Ultimately, the state legislature will have to approve the DEC’s re-worked drilling regulation, and grapple with concerns over whether DEC has the resources to oversee such a massive extraction project. Says Brett Chedzoy, “the DEC is understaffed and underprepared but trying to get the best information available”.

Digging down

Despite the current moratorium on drilling permits in the Marcellus Shale, drilling companies have leased thousands of acres in anticipation of an updated application process. Just this month, Fortuna Energy and Chesapeake Energy—two of the largest drilling companies operating in New York State—offered competing bids of at least $5,500 per acre to a group of 600 property owners on the New York and Pennsylvania sides of the Marcellus Shale. The $192 million deal would involve 35,000 acres. Activists contend that tens of thousands of acres within the watershed have already been leased by drilling companies.

A Chesapeake official says the company already holds a million acres in New York state but adds that “the vast majority of our acreage is located in the southern tier of New York, far from the New York City watershed.”

“New York imports the vast amount of the natural gas it uses, and producing natural gas from the Marcellus Shale will help New York become more energy independent, produce royalty income for many farmers and landowners, and serve as an economic engine for the southern tier, where investment is needed,” said the spokesman, Matthew Sheppard, in a statement. “We will focus our drilling activities in the southern tier of New York, far outside of the New York City watershed. We are confident our drilling will have no adverse impact on any watershed.

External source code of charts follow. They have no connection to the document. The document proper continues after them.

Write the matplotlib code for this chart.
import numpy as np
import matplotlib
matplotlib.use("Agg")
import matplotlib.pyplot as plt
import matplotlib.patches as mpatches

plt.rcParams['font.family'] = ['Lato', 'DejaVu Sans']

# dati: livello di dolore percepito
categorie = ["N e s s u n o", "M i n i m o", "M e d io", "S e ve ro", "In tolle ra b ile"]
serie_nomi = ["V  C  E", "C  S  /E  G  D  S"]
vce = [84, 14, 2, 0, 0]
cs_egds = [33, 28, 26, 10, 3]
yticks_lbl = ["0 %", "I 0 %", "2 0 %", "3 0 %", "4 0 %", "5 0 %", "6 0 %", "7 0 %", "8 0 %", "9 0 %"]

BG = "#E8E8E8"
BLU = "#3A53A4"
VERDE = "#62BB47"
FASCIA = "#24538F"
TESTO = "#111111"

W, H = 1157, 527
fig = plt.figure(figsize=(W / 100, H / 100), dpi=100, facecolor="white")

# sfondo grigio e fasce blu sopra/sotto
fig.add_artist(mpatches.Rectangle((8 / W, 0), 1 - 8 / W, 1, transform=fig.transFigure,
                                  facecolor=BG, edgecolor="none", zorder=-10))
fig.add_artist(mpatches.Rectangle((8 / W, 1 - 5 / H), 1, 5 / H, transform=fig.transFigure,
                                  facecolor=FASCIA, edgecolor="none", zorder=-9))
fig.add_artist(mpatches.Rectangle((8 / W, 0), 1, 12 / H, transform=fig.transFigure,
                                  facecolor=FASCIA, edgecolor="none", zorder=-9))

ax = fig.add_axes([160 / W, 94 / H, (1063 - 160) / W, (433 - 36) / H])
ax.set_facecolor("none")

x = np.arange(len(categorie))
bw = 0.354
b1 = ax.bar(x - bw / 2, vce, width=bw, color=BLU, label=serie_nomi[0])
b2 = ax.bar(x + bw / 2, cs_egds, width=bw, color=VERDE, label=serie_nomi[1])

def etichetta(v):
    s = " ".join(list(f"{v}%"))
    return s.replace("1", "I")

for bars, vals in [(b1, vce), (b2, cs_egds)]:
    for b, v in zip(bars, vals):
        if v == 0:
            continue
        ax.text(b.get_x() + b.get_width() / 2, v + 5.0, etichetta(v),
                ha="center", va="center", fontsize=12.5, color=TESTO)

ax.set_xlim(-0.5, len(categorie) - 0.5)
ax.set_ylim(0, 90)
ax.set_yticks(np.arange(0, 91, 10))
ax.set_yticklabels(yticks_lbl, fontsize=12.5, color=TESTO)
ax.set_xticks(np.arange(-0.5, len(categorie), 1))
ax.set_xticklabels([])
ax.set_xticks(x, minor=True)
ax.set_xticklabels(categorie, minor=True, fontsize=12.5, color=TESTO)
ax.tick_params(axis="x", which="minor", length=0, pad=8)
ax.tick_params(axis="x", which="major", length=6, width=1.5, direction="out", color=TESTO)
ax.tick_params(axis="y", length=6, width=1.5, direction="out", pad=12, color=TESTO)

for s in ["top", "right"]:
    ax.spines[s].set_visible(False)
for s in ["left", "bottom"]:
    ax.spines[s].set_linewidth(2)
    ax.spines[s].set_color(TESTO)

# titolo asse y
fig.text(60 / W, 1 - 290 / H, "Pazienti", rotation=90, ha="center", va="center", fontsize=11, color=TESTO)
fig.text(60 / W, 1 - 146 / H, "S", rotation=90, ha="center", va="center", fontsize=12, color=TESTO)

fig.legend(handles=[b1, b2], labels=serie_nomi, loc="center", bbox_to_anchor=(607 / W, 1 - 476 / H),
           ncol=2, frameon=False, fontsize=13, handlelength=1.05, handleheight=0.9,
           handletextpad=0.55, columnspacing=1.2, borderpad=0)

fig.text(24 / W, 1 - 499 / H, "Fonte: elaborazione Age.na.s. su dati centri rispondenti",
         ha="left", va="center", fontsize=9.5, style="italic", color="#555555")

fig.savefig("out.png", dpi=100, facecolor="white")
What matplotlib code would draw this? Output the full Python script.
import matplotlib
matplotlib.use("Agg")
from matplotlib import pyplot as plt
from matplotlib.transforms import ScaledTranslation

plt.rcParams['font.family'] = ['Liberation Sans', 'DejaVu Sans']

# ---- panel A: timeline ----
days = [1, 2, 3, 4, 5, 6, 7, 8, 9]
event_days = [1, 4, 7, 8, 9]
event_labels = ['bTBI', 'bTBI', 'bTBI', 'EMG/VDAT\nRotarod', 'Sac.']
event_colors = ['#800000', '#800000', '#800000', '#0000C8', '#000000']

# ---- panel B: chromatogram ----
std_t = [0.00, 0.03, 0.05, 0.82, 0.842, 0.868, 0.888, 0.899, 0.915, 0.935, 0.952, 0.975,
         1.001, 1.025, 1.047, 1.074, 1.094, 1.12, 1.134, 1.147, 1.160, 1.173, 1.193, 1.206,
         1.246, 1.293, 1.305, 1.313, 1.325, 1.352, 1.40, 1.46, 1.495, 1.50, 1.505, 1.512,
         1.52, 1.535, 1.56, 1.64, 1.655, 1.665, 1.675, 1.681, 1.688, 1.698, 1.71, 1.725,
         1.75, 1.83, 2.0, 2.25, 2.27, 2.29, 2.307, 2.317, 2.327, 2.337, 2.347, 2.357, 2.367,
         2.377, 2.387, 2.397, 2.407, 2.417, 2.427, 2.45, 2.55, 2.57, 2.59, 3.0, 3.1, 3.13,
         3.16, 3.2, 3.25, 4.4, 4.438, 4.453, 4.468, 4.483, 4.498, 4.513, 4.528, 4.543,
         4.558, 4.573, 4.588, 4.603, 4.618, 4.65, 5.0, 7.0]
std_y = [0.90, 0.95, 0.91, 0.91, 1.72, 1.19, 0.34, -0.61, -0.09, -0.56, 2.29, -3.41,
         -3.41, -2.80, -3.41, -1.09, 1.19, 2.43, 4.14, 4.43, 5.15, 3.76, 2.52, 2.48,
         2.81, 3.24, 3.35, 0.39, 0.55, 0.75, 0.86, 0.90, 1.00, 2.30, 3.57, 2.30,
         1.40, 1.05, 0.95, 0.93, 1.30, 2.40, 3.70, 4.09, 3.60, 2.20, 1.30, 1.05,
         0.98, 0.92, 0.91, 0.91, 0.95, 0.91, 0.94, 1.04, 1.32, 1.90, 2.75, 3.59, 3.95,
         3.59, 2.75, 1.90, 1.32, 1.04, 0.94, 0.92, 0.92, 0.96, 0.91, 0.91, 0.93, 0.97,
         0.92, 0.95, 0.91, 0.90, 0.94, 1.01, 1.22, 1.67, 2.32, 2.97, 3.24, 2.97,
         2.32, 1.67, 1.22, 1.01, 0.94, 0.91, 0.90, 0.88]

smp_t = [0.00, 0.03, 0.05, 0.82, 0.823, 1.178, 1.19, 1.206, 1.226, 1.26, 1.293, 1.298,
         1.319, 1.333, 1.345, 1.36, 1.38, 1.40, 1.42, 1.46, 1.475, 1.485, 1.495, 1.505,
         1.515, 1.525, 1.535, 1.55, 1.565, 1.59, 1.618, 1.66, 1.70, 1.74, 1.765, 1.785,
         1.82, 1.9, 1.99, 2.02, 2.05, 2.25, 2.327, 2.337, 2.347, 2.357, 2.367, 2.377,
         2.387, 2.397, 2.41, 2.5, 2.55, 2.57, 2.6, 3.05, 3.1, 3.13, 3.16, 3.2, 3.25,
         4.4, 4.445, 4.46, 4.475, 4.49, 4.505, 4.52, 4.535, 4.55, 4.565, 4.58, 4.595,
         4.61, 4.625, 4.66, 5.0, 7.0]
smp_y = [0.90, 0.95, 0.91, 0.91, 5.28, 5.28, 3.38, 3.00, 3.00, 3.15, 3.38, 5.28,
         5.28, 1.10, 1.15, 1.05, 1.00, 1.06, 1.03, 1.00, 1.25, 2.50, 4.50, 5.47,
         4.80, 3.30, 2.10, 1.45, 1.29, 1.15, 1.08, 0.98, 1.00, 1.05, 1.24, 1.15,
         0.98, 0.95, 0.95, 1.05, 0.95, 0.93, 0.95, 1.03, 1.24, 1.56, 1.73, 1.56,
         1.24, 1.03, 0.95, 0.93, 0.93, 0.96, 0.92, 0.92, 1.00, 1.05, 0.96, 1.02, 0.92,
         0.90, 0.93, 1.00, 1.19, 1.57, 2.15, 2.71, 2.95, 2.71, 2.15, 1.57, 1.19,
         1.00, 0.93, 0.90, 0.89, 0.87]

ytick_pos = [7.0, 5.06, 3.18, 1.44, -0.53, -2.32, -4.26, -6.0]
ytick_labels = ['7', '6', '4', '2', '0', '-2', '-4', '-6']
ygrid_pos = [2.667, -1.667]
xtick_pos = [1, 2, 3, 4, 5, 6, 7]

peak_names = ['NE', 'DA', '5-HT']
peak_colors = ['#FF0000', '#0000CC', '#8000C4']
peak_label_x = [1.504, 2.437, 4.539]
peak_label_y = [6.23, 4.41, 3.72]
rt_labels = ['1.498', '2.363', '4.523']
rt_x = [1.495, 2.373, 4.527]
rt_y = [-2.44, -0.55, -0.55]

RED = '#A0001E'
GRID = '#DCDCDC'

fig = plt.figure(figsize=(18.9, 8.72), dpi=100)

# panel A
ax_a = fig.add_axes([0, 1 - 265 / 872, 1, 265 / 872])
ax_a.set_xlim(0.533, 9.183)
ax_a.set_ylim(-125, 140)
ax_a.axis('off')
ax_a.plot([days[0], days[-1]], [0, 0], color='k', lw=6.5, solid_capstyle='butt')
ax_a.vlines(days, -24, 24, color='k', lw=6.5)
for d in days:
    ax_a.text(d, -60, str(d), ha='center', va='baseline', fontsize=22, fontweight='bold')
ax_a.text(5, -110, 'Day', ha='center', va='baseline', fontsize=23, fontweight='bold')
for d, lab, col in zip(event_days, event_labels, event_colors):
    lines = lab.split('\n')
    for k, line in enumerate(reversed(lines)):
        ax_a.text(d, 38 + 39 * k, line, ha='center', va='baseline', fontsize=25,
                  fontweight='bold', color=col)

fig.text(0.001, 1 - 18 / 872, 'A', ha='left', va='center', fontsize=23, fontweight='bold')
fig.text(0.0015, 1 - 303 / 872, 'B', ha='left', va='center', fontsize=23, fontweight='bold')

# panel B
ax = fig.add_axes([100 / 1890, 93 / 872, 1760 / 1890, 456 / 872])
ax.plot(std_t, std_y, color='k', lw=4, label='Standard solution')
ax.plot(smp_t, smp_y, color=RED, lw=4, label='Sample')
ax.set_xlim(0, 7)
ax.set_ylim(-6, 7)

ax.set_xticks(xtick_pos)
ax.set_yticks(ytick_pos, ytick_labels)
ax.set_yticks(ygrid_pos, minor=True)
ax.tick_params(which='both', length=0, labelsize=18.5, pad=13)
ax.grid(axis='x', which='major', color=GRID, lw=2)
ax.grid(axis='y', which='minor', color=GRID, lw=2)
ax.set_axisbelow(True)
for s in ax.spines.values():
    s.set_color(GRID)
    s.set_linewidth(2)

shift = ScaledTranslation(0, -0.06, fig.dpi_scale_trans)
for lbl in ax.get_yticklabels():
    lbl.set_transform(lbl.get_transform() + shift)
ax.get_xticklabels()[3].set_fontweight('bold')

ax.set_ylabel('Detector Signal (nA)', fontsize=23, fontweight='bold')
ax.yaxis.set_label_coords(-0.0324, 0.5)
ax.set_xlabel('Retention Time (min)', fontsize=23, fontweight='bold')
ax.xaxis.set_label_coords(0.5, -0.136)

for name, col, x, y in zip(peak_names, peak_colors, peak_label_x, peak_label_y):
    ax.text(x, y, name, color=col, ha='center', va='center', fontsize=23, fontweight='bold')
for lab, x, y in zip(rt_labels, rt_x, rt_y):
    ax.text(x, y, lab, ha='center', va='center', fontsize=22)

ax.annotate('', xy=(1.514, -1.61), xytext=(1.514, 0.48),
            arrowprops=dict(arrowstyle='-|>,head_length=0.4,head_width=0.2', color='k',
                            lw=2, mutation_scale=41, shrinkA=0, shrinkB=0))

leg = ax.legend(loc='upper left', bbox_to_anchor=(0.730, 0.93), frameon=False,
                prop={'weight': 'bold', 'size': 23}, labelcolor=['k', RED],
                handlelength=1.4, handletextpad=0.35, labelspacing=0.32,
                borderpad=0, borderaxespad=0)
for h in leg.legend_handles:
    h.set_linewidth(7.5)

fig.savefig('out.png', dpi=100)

We have safeguards for containment and disposal of produced water and New York has a robust regulatory system.”

But environmental groups from New York City, the Catskills, northeast Pennsylvania, the central New York Finger Lakes region, and the Binghamton area in concert with national organizations like the Sierra Club and Natural Resources Defense Council are pushing the state to explain exactly where the tens of millions of gallons of fresh water needed for hydro-fracing will come from, and where the wastewater will ultimately go.

At the same time, legislators at the city, state and federal level are trying to throw legislative hurdles in front of the natural gas push.

The FRAC act—which would overturn a Bush-era exemption of hydraulic fracturing from the Safe Drinking Water Act and require public disclosure of the chemicals used in hydro-fracing—has been introduced in both houses of Congress. Senator Chuck Schumer and Catskills-area Congressman Maurice Hinchey are co- sponsors.

New York State Assemblymember James Brennan of Brooklyn has re-introduced legislation prohibiting natural gas drilling within the New York City watershed, or anywhere within 5 miles of its boundaries.

At the city level, the Department of Environmental Protection has raised concerns about the drilling. Community boards in Manhattan, Queens and the Bronx have held hearings on the question. City Councilman James Gennaro, chairman of the Council’s Environmental Protection Committee, earlier this year introduced a resolution calling for a total ban on “drilling for natural gas within the boundaries of the watershed of the New York City drinking water supply.” Stringer, in conjunction with environmental advocacy groups like the Natural Resources Defense Council and Riverkeeper, has also called for a ban on watershed drilling.

Given the broader environmental concern of climate change and the stark economic need of upstate counties, the question is not whether there will be hydro-frac drilling in the Marcellus Shale, but where and how that drilling will occur, says Chedzoy. “We can tap into this resource. We can benefit from it,” he says. “Is there a risk? Yes. Is there a justifiable risk? I can’t answer that.”

He notes that many of the communities who might profit from the jobs and tax money that drilling would bring drink the same water as city residents. “Nobody wants to see their water poisoned, their land destroyed, communities ruined,” Chedzoy adds. “A year ago it was all about the money. But now both sides are coming together.”